Do you remember the defining moments when suddenly something clicked into place, or you learned something the hard way without reading about it or attending a class? I can count the following seven “aha” moments as some of my best learning experiences.
1. Don’t skip on collecting all relevant information. When I joined the Society of Genealogists and was given a birth brief to fill out, I remember the sudden realisation – Oh, so I should be collecting all the births, marriages and deaths of all my ancestors! Such methodical collecting had simply not occurred to me. But give me a form to fill in and I like to set to and fill it in. From then on I was doubly hooked and the tree really started to take solid shape, instead of being an odd collection of bits of information.
2. Names in later life are not always exactly the same as at birth (duh). Exactly how much time I wasted looking for Elizabeth Sutton only, I don’t want to confess. The name on the back of the photograph said Lizzie, surely she had to be Elizabeth? It was totally beside the point that my own mother only uses her middle name and never her first name. I was boxed in by my assumption. For a long time I thought Lizzie’s birth was unregistered, but it was there all the time under Susan Elizabeth Sutton.
3. Multiple marriage partners may have had the same first name. A man named John might marry a woman named Mary, then after Mary dies, he might marry another woman called Mary! This one causes a lot of confusion, but when you spot it, it makes you proud to be such a good detective. It is worthwhile collecting all the possible marriage details for your John, even after you think you have the one and only marriage for him. The clue is usually a gap in the children’s births, and maybe an anomalous age for Mary in the census. This lesson might also come under the heading buy all the civil registration certificates that you can afford.
4. Don’t rely on your parents or grandparents to have got the dates for their own parents and grandparents right. Invariably you need to widen the searches to include far further back than you have been given to believe. ‘She must have died in the 1950s’, means she died around 1932! I now understand more about how memory is a very inexact thing, and can lead to totally false bits of information. In fact, I no longer rely on any information given by relatives unless I can see the documents, or it involves their own birthday.

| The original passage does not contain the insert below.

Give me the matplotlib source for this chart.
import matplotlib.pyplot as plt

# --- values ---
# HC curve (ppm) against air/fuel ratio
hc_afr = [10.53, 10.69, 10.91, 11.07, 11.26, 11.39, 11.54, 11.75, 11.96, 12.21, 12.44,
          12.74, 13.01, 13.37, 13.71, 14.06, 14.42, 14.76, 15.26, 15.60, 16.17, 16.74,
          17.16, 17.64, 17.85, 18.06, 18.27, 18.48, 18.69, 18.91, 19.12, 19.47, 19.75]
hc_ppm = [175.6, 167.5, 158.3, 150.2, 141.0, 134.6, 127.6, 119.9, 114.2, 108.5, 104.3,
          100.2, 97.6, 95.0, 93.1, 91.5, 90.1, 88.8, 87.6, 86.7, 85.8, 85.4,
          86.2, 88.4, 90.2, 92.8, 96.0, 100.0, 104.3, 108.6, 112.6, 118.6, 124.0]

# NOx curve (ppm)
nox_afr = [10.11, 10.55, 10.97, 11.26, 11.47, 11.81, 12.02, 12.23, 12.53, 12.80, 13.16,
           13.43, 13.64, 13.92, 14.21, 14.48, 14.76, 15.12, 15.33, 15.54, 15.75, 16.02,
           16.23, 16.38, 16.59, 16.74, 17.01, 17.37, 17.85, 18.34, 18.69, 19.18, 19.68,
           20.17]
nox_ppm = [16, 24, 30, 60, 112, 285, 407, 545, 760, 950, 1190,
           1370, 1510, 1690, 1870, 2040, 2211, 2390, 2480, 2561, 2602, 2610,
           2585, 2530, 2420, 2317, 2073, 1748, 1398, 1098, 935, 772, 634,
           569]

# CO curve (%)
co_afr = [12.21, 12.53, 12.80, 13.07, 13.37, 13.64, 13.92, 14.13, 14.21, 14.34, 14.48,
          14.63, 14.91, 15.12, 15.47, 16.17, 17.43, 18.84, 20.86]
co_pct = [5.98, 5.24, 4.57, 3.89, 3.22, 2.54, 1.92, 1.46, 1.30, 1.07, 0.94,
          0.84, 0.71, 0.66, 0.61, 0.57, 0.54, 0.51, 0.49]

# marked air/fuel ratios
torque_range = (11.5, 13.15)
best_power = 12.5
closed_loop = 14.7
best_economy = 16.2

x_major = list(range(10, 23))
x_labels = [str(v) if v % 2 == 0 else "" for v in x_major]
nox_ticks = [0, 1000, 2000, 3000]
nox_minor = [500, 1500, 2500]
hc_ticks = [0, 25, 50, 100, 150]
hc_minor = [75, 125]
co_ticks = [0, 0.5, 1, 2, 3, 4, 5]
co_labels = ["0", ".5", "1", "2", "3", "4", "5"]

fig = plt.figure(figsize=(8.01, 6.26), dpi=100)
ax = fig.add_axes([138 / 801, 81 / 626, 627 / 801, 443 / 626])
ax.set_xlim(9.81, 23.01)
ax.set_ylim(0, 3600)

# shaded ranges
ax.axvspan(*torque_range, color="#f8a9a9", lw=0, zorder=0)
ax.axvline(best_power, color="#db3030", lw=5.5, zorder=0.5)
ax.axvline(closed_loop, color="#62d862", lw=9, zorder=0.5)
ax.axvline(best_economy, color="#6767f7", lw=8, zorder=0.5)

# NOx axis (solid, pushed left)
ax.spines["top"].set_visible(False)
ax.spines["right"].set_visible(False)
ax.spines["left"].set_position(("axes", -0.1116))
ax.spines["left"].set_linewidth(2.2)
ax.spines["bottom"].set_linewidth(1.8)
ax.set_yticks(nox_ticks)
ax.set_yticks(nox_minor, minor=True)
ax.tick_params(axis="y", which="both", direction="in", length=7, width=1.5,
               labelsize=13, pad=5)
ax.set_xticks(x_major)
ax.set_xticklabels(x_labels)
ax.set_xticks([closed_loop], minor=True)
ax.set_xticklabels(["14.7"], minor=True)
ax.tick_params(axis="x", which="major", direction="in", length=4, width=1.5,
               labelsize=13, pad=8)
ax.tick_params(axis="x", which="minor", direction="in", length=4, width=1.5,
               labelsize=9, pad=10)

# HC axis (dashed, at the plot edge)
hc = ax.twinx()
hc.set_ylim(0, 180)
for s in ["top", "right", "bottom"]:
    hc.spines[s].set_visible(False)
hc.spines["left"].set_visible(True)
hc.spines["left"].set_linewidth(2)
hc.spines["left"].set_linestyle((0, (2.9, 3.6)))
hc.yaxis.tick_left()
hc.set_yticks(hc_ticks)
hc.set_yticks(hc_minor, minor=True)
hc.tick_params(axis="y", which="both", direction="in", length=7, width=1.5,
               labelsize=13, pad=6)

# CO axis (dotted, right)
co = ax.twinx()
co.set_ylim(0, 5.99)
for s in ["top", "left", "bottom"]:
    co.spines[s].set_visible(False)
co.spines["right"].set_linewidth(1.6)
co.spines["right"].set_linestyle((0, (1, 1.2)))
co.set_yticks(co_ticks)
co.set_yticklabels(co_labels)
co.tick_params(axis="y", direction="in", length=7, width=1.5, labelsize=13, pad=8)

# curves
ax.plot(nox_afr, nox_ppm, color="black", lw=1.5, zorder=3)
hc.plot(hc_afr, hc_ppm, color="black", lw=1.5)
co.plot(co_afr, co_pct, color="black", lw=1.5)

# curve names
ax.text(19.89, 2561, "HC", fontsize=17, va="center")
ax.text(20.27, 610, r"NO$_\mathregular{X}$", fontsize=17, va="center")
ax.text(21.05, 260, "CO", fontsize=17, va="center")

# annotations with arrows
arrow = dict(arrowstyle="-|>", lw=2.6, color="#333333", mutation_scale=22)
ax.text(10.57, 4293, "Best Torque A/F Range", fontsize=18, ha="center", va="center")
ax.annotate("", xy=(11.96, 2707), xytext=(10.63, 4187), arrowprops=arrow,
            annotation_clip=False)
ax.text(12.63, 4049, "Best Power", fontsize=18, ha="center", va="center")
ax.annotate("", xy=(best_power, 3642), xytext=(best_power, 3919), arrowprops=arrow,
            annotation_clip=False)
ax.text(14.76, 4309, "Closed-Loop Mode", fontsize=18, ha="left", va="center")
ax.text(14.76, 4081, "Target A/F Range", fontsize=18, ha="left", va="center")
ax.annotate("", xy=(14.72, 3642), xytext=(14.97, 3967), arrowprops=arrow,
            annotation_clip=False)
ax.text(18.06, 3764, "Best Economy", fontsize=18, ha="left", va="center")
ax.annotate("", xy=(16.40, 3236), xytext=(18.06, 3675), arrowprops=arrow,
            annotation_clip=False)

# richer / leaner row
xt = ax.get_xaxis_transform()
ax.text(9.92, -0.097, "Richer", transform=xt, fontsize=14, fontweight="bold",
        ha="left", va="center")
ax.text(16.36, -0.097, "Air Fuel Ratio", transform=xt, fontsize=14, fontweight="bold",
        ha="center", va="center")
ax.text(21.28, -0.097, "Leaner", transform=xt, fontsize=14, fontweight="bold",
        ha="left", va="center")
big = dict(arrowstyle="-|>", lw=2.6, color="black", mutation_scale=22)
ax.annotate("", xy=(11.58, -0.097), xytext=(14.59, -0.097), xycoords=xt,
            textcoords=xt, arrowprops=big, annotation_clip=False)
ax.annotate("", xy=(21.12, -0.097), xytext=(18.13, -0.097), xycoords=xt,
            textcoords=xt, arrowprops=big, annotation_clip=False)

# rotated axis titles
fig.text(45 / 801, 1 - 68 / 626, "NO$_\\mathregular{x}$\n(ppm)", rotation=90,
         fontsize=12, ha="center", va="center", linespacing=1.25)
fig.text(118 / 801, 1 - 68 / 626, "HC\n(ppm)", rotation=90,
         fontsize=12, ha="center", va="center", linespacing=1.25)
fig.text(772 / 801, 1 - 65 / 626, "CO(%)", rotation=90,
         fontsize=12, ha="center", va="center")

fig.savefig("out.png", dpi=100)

5. If you have a rare surname, collect everyone – This one occurred to me early on,when I first understood that it would be possible to collect all the known instances of a rare surname from various indexes and then analyse the results – Aha, now I might be able to put together all the missing bits in the tree. Of course, I started out by sticking to just one spelling, but I soon had that idea knocked out of me.
6. Helpful documents are sometimes available in printed collections and available from the library or on the bookshelves of the archives. It is not always necessary to call up an original document at the National Archives or the local record office – often there is a printed copy published by the local record society and they tend to be indexed! Not only that, but it prevents you having to struggle with difficult handwriting, so saves you time (gnashing of teeth as I once spent a whole day on the original hearth tax returns for Wandsworth, without making a great deal of sense of them, before finding that in fact they were printed by the Surrey Record Society and all I had to do was look in the book, which just happened to be in a room quite close to where I ordered up the originals.
7. Don’t set out for the record office without all your information – without double checking the parish, county and archdeaconry, and knowing the names, places and date ranges you are searching for. This one still happens to me, although I have got very much better than I used to be.